Why did you do it?

Why did you do it?

Why did you do it?

Dear M, 
I’ll miss you forever. Maybe one day we’ll meet again when we’re both ready and know what we really want. If not, if this is the end i wish you the best in life, i hope you achieve your goals.  I hope you get everything you want and deserve. I hope you succeed in this life, with football most importantly i know you were passionate about it. You deserve the best.

I’m happy we were able to make all those memories together, i wouldn’t have want to experienced them with somebody else, but you broke my heart and ruined so many things for me. But you will always be my person. I’m always going to love and care for you no matter what you did to me.

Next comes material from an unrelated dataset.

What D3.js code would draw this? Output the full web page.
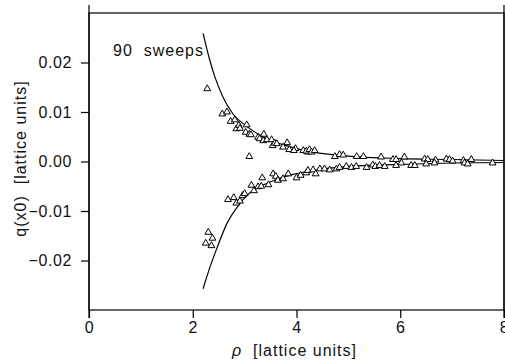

I really wish you the best i wont forget about you or the love we shared. I will always be rooting for you even if it’s from a far. I just asked myself where did i go wrong, where did i fail you. I don’t understand i opened up to you the night we met i was going to end it and you came in, my knight in shining armour. You let me opened up to you, you understood me you were there for me and that’s what i’m most mad about i let myself get hurt. I was madly in love. You know what I’ve been through, I opened up and told you everything.

You were the first person I’ve trusted in a long time. You told me you would never leave me, you knew that I had trust issues, you told me you would always be there for me. You told me someday in the future, you would marry me, and we would start a family, but then you just randomly end things. You would reassure me everyday and I don’t think i’ll ever be able to love someone the way i loved you.

The moment you made the excuse up my heart dropped and shattered. Something told me i was in the process of losing you. I didn’t want to experience having to let you go. You were my happiness, my motivation to keep going. I didn’t want to lose you. I loved you i really did. All the things you said kept me up and don’t get me wrong i miss you everyday, but there’s thing that i do that remind me that you’re not with me anymore.

I wanna be able to let you go but i’m breaking myself every single day. There’s still days where i can still hear your laugh and see your amazing eyes and smile, i lost myself in the process of loving you and now i cant seem to find my way back to myself.  You’ll always be the love of my life just maybe not in this life time so all i ask is to take care of yourself. I love you forever.